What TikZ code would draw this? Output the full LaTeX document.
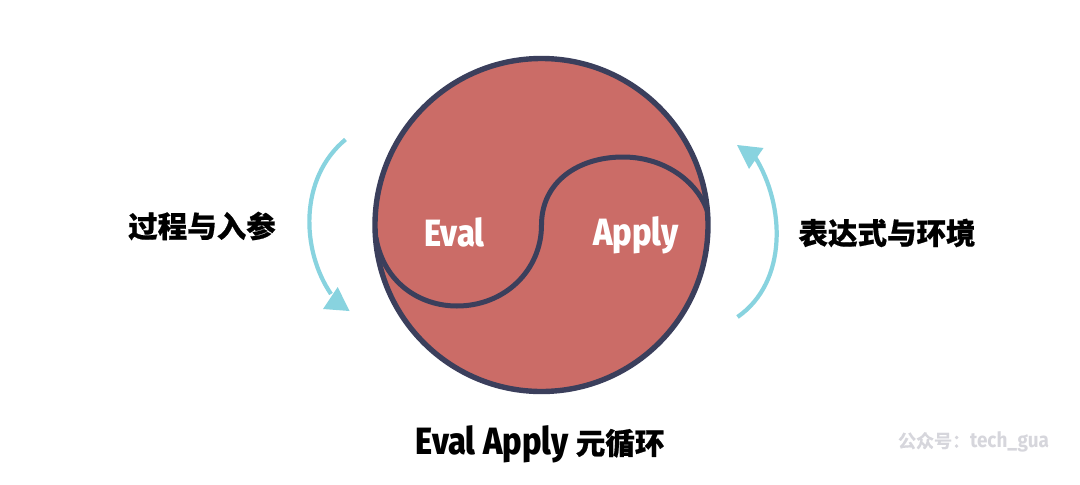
\documentclass[tikz,border=0pt]{standalone}
\usepackage{fontspec}
\newfontfamily\cjkblack[FakeBold=0.6]{Noto Sans CJK SC Black}
\newfontfamily\latinbold[FakeStretch=0.86]{Fira Sans ExtraBold}
\newfontfamily\wmfont[FakeBold=0.4]{Noto Sans CJK SC Bold}
\newfontfamily\wmlatin[FakeStretch=0.9]{Fira Sans Bold}
\definecolor{fillred}{HTML}{CB6C67}
\definecolor{navy}{HTML}{3B3F5C}
\definecolor{teal}{HTML}{88D3DF}
\definecolor{wm}{HTML}{D6D6DC}
\tikzset{
  ring/.style={draw=navy,line width=5.4pt},
  wave/.style={draw=navy,line width=5pt,line cap=round},
  sweep/.style={draw=teal,line width=4.2pt},
  tip/.style={fill=teal,draw=none},
  inner/.style={text=white,inner sep=0pt,font=\latinbold\fontsize{38}{38}\selectfont},
  label/.style={text=black,inner sep=0pt,font=\cjkblack\fontsize{29.5}{30}\selectfont},
}
\begin{document}
\begin{tikzpicture}[x=1pt,y=-1pt]
\useasboundingbox[fill=white] (0,0) rectangle (1080,485);
\coordinate (c) at (541.5,225);
\path[fill=fillred] (c) circle[radius=166.5pt];
\coordinate (w0) at (376,238);
\coordinate (w1) at (457,306);
\coordinate (w2) at (541.5,225);
\coordinate (w3) at (623,157);
\coordinate (w4) at (707,210);
\draw[wave] (w0) .. controls (384,283) and (420,306) .. (w1)
  .. controls (505,306) and (541.5,270) .. (w2)
  .. controls (541.5,182) and (578,157) .. (w3)
  .. controls (665,157) and (697,182) .. (w4);
\draw[ring] (c) circle[radius=166.5pt];
\node[inner] (eval) at (454.5,232) {Eval};
\node[inner] (apply) at (636,235) {Apply};
\coordinate (l0) at (345.5,139.5);
\coordinate (l1) at (331,294);
\draw[sweep] (l0) .. controls (299,178) and (301,250) .. (l1);
\coordinate (lt1) at (337.7,287);
\coordinate (lt2) at (323,309);
\coordinate (lt3) at (349.5,311);
\fill[tip] (lt1) -- (lt2) -- (lt3) -- cycle;
\coordinate (r0) at (737.5,317);
\coordinate (r1) at (755,157);
\draw[sweep] (r0) .. controls (788,282) and (785,205) .. (r1);
\coordinate (rt1) at (737,145);
\coordinate (rt2) at (763.5,148);
\coordinate (rt3) at (749,169);
\fill[tip] (rt1) -- (rt2) -- (rt3) -- cycle;
\node[label] (left) at (202,226) {过程与入参};
\node[label] (right) at (887,233) {表达式与环境};
\node[inner sep=0pt,text=black] (title) at (540,444) {\latinbold\fontsize{38}{38}\selectfont Eval Apply \cjkblack\fontsize{29.5}{30}\selectfont 元循环};
\node[inner sep=0pt,text=wm] (mark) at (973.5,442) {\wmfont\fontsize{18}{20}\selectfont 公众号：\wmlatin\fontsize{21}{20}\selectfont tech\_gua};
\end{tikzpicture}
\end{document}
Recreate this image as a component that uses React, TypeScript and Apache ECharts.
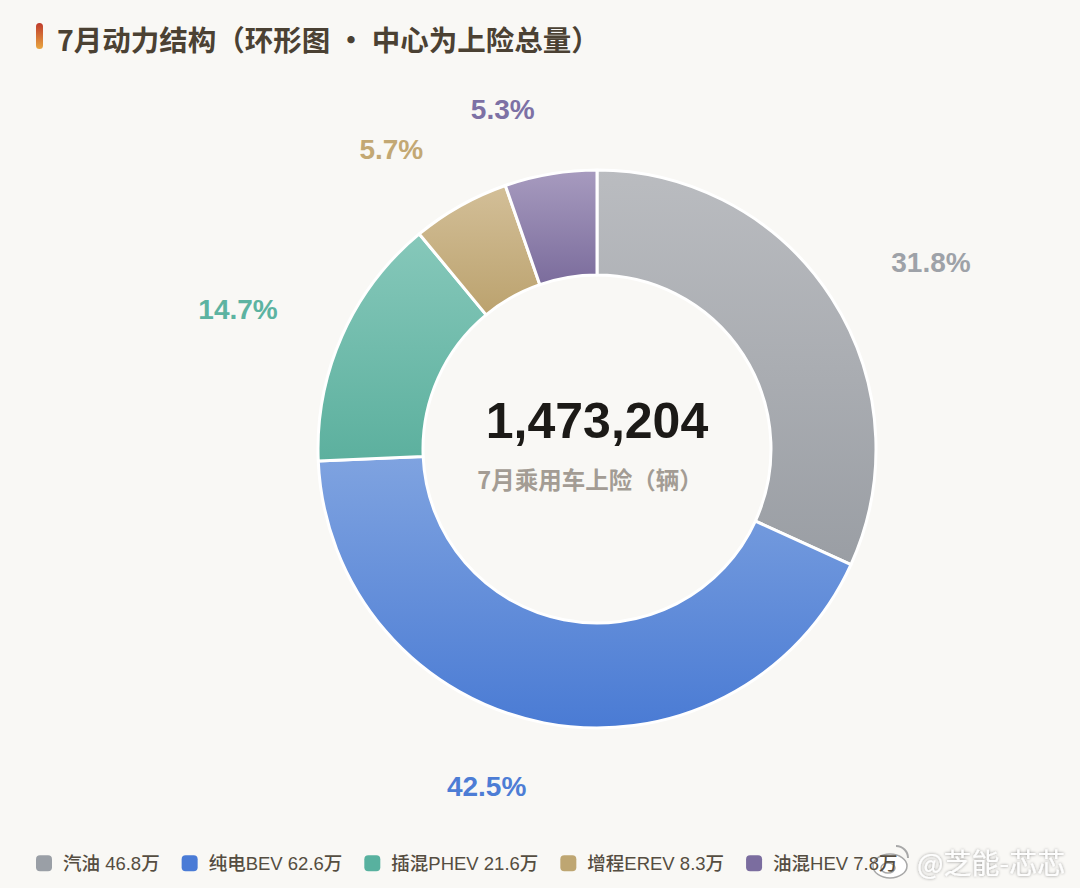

• Your instructions
Each line of the material must be retyped exactly, except that images are omitted.

• Result of the task
What TikZ code would draw this? Output the full LaTeX document.
\documentclass[tikz,border=0pt]{standalone}
\usepackage{fontspec}
\newfontfamily\cjkblack[FakeBold=0.6]{Noto Sans CJK SC Black}
\newfontfamily\latinbold[FakeStretch=0.86]{Fira Sans ExtraBold}
\newfontfamily\wmfont[FakeBold=0.4]{Noto Sans CJK SC Bold}
\newfontfamily\wmlatin[FakeStretch=0.9]{Fira Sans Bold}
\definecolor{fillred}{HTML}{CB6C67}
\definecolor{navy}{HTML}{3B3F5C}
\definecolor{teal}{HTML}{88D3DF}
\definecolor{wm}{HTML}{D6D6DC}
\tikzset{
  ring/.style={draw=navy,line width=5.4pt},
  wave/.style={draw=navy,line width=5pt,line cap=round},
  sweep/.style={draw=teal,line width=4.2pt},
  tip/.style={fill=teal,draw=none},
  inner/.style={text=white,inner sep=0pt,font=\latinbold\fontsize{38}{38}\selectfont},
  label/.style={text=black,inner sep=0pt,font=\cjkblack\fontsize{29.5}{30}\selectfont},
}
\begin{document}
\begin{tikzpicture}[x=1pt,y=-1pt]
\useasboundingbox[fill=white] (0,0) rectangle (1080,485);
\coordinate (c) at (541.5,225);
\path[fill=fillred] (c) circle[radius=166.5pt];
\coordinate (w0) at (376,238);
\coordinate (w1) at (457,306);
\coordinate (w2) at (541.5,225);
\coordinate (w3) at (623,157);
\coordinate (w4) at (707,210);
\draw[wave] (w0) .. controls (384,283) and (420,306) .. (w1)
  .. controls (505,306) and (541.5,270) .. (w2)
  .. controls (541.5,182) and (578,157) .. (w3)
  .. controls (665,157) and (697,182) .. (w4);
\draw[ring] (c) circle[radius=166.5pt];
\node[inner] (eval) at (454.5,232) {Eval};
\node[inner] (apply) at (636,235) {Apply};
\coordinate (l0) at (345.5,139.5);
\coordinate (l1) at (331,294);
\draw[sweep] (l0) .. controls (299,178) and (301,250) .. (l1);
\coordinate (lt1) at (337.7,287);
\coordinate (lt2) at (323,309);
\coordinate (lt3) at (349.5,311);
\fill[tip] (lt1) -- (lt2) -- (lt3) -- cycle;
\coordinate (r0) at (737.5,317);
\coordinate (r1) at (755,157);
\draw[sweep] (r0) .. controls (788,282) and (785,205) .. (r1);
\coordinate (rt1) at (737,145);
\coordinate (rt2) at (763.5,148);
\coordinate (rt3) at (749,169);
\fill[tip] (rt1) -- (rt2) -- (rt3) -- cycle;
\node[label] (left) at (202,226) {过程与入参};
\node[label] (right) at (887,233) {表达式与环境};
\node[inner sep=0pt,text=black] (title) at (540,444) {\latinbold\fontsize{38}{38}\selectfont Eval Apply \cjkblack\fontsize{29.5}{30}\selectfont 元循环};
\node[inner sep=0pt,text=wm] (mark) at (973.5,442) {\wmfont\fontsize{18}{20}\selectfont 公众号：\wmlatin\fontsize{21}{20}\selectfont tech\_gua};
\end{tikzpicture}
\end{document}
Recreate this image as a component that uses React, TypeScript and Apache ECharts.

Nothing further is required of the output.